The Lougheed Highway Through Maple Ridge Is a Missing Link That Has Been Missing for Twenty Years.
The four-lane gap between Maple Ridge and Mission on the Lougheed Highway is one of the most dangerous stretches of road in the Fraser Valley. Every government has acknowledged it. None has fixed it.
Tom Sidhu
Maple Ridge Post
Experienced Maple Ridge drivers know the stretch. Where the Lougheed narrows east of town, where the sight lines compress, where passing becomes a calculation rather than a certainty. Where the logging trucks and the commuters and the recreational vehicles share two lanes that were not designed for any of them at the volumes currently using them.

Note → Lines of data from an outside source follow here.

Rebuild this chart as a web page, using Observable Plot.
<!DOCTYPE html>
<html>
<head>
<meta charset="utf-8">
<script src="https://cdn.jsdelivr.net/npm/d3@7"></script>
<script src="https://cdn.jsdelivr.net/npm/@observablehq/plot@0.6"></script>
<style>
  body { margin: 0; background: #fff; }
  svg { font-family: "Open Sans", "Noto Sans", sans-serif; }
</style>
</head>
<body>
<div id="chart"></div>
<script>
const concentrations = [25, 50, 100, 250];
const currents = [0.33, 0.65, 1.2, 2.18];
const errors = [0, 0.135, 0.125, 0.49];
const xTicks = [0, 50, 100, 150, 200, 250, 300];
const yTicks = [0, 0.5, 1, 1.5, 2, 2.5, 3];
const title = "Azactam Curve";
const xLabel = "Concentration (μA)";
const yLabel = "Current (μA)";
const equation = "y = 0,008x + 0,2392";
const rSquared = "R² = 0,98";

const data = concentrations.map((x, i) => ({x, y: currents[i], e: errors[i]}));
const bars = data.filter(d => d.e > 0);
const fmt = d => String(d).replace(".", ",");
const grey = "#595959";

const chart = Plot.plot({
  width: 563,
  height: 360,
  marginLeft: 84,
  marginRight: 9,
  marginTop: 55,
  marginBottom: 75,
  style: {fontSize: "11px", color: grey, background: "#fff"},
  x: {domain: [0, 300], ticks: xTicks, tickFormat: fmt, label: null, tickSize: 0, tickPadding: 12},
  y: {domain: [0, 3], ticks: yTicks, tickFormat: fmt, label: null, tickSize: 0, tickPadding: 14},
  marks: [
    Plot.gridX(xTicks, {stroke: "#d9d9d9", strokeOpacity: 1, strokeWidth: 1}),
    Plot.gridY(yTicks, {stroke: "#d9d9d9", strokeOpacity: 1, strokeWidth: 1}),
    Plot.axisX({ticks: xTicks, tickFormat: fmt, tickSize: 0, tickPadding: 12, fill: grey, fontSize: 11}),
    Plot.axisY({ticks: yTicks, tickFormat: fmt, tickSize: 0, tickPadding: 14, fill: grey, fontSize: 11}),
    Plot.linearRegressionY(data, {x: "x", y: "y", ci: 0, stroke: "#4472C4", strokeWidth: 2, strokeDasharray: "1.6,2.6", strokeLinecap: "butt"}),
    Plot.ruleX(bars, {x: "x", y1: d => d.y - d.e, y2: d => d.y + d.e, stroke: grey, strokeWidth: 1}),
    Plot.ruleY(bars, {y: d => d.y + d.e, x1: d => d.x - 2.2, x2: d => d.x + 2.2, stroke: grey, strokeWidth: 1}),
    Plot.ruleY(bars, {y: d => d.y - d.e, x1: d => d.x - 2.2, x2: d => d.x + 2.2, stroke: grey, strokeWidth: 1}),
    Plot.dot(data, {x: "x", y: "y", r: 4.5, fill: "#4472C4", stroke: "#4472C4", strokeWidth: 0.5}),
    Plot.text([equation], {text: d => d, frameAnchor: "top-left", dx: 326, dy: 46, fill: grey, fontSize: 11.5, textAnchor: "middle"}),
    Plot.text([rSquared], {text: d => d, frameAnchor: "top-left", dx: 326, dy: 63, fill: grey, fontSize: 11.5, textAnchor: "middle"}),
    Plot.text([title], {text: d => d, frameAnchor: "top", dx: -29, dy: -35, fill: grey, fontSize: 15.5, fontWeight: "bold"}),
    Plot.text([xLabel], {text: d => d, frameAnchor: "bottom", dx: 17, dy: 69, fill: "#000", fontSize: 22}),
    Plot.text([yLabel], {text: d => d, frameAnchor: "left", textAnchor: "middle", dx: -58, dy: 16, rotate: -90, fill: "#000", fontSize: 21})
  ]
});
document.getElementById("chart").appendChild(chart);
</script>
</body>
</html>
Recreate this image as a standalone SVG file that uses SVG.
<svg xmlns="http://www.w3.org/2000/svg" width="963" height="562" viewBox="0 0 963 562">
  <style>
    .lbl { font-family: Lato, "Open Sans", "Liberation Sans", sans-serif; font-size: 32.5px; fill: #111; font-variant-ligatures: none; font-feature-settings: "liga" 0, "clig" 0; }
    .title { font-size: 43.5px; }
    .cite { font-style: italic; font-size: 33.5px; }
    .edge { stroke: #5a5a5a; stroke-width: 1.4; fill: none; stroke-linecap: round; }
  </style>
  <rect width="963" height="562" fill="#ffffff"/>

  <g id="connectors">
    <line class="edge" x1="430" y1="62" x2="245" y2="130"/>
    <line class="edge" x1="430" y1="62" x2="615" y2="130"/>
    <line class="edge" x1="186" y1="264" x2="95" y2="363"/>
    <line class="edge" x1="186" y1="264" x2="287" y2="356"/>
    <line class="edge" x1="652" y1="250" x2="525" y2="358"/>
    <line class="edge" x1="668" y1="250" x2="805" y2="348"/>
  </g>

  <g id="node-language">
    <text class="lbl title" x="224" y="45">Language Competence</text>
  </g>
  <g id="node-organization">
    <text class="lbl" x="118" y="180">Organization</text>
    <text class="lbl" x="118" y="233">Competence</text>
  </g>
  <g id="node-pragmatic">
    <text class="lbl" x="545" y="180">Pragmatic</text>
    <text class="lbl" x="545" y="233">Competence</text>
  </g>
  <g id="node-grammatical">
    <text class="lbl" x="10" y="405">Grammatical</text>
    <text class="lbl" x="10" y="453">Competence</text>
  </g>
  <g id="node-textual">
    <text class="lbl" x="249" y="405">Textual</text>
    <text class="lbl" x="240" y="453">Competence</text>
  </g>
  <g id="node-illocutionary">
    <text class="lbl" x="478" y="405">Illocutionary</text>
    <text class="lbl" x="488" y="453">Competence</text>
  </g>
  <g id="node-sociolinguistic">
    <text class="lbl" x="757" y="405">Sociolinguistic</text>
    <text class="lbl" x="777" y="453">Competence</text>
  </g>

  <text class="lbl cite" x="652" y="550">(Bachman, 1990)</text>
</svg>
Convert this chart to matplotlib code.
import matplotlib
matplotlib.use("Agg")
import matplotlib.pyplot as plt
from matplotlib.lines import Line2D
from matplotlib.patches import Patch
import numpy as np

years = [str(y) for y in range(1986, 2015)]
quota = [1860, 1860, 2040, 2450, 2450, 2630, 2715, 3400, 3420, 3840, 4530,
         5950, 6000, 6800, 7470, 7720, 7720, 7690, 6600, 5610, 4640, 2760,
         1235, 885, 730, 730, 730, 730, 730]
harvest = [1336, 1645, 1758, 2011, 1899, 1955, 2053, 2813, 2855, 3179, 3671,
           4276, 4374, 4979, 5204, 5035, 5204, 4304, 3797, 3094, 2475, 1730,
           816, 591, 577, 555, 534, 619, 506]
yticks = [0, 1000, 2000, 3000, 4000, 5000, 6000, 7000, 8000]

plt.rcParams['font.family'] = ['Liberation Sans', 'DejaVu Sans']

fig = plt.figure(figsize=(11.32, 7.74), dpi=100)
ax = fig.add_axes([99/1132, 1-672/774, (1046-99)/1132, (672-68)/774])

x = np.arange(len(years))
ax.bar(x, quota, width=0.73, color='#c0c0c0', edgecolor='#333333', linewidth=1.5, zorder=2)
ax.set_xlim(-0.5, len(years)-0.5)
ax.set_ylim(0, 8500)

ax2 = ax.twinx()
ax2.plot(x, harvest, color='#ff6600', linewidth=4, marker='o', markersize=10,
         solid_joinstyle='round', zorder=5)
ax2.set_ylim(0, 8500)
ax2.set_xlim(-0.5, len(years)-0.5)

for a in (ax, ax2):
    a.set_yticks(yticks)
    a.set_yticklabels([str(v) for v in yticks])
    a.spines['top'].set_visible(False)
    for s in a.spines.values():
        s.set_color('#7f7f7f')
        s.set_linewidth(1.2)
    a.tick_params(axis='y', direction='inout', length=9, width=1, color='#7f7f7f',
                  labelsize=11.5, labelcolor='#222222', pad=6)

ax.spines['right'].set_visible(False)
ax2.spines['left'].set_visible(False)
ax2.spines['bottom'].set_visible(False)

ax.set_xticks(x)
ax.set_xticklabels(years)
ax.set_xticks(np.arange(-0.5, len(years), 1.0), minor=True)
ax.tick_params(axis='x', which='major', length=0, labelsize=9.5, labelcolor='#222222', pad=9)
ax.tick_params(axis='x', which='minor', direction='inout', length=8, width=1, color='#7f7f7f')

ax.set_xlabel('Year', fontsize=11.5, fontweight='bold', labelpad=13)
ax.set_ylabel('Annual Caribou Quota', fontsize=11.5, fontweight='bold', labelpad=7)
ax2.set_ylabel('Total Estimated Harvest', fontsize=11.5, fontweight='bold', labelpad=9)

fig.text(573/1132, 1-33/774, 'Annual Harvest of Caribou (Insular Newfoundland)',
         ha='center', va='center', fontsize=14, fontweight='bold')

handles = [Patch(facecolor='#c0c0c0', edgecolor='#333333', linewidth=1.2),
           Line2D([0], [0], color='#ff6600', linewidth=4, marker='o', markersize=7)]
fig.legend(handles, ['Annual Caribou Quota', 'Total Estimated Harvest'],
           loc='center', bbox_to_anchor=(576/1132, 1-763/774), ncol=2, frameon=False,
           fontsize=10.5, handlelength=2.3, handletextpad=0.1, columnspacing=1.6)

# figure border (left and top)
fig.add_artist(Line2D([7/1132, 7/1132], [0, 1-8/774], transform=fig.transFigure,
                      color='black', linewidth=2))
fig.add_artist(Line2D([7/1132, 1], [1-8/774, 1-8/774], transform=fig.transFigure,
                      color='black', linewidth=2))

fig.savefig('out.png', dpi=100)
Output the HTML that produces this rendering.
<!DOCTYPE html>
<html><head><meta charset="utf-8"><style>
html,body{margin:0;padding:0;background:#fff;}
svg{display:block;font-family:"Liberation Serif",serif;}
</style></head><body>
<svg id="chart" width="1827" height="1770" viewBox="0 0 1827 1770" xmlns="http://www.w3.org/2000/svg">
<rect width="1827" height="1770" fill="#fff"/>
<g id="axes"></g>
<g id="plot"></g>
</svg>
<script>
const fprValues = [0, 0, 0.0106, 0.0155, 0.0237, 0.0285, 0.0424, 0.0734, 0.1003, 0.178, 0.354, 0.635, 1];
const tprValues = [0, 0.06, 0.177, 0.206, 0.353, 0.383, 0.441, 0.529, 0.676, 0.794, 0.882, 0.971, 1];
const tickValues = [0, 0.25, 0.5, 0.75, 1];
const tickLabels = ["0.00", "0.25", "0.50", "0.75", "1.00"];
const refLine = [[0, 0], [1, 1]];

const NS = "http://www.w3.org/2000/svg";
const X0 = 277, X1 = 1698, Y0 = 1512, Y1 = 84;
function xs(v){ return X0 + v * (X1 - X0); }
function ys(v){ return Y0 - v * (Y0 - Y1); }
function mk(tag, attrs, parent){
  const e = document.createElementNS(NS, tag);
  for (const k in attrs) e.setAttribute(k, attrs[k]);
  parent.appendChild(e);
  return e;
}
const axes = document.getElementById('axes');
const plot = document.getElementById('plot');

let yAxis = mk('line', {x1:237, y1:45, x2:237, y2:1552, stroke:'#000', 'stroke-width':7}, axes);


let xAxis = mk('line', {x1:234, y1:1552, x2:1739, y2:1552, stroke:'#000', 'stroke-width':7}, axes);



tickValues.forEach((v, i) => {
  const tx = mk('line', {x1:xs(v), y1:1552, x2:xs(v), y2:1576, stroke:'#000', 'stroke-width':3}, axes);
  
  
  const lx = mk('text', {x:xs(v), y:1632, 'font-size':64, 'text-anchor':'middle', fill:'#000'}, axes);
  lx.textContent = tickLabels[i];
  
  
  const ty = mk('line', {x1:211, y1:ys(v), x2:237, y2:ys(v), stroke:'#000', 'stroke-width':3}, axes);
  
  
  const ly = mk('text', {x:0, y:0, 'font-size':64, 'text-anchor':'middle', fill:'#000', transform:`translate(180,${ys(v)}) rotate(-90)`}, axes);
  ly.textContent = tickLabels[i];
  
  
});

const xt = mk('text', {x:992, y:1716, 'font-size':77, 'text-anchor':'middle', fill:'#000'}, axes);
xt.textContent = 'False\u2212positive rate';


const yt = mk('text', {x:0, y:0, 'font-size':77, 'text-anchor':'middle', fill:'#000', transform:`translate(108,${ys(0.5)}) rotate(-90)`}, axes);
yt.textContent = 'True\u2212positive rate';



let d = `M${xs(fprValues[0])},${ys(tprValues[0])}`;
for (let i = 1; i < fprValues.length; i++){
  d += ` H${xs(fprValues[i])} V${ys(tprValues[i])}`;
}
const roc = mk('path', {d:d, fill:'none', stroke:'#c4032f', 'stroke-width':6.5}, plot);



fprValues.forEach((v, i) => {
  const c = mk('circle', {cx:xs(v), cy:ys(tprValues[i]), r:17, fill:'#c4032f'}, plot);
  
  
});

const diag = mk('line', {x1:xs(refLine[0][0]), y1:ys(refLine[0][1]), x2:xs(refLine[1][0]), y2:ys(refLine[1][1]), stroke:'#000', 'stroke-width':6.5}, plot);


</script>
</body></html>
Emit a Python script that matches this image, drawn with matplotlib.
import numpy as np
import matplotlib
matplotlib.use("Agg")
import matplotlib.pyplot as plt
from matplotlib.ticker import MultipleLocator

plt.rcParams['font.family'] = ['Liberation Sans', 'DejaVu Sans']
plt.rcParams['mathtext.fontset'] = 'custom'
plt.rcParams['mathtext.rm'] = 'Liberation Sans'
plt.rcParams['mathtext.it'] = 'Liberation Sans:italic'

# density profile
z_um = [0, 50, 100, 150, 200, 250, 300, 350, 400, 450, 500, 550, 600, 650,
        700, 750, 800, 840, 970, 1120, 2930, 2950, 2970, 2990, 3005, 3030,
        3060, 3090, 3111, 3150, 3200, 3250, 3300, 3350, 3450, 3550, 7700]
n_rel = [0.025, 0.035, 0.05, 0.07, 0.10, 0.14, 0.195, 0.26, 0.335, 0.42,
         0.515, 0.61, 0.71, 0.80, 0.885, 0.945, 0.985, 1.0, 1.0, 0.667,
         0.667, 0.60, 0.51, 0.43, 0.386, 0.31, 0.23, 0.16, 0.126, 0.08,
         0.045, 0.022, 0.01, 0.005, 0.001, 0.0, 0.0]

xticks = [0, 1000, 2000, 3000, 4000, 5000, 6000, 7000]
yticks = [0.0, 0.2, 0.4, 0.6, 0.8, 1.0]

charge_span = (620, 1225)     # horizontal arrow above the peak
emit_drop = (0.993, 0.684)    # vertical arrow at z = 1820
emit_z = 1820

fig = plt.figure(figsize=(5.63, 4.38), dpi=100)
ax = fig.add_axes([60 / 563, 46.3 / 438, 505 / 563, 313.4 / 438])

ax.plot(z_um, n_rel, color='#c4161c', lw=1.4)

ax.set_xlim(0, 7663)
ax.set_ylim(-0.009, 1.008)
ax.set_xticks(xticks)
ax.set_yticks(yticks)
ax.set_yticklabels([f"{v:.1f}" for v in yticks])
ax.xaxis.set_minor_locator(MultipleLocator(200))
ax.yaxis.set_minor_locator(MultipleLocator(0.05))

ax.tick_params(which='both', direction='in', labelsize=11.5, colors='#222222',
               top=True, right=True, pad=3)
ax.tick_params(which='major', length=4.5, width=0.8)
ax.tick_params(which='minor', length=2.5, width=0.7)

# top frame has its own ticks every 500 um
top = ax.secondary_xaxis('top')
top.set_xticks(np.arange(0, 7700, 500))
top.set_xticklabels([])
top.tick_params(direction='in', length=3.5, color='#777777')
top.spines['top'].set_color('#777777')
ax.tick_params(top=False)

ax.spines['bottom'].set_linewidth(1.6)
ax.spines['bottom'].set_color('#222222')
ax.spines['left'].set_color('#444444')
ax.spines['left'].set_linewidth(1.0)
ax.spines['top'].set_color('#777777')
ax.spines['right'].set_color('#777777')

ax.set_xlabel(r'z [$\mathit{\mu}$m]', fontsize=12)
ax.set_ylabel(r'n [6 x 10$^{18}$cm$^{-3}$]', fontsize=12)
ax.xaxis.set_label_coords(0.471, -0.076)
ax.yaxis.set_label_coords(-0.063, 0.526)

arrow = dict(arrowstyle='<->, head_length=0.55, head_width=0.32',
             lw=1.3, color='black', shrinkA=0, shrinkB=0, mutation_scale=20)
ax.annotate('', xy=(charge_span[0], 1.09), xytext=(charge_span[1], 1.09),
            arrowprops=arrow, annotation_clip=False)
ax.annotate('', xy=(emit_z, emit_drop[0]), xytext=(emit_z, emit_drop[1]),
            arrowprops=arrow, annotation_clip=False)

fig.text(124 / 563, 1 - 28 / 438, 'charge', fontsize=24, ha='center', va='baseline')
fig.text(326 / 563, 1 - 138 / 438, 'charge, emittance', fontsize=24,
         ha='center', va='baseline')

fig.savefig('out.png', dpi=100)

The missing link on the Lougheed Highway east of Maple Ridge has been on every regional transportation priority list for the better part of two decades. Assessments have been done. Alignments have been studied. The case for the upgrade has been made repeatedly, compellingly, and without meaningful result.
People have died on this road. The accident history is not ambiguous. The risk is not theoretical. It is the daily reality of everyone who commutes through this corridor — east to Mission and Abbotsford, or west into the core of the Lower Mainland.
The province owns this highway. The province sets the capital priorities. And the province has consistently found reasons — other priorities, budget constraints, environmental review timelines — to defer the project that would make this road safe.
Maple Ridge's residents are not asking for a highway to nowhere. They are asking for the completion of the region's primary east-west arterial to a standard that reflects the population it serves. That is not an unreasonable request. It has simply gone unanswered for too long.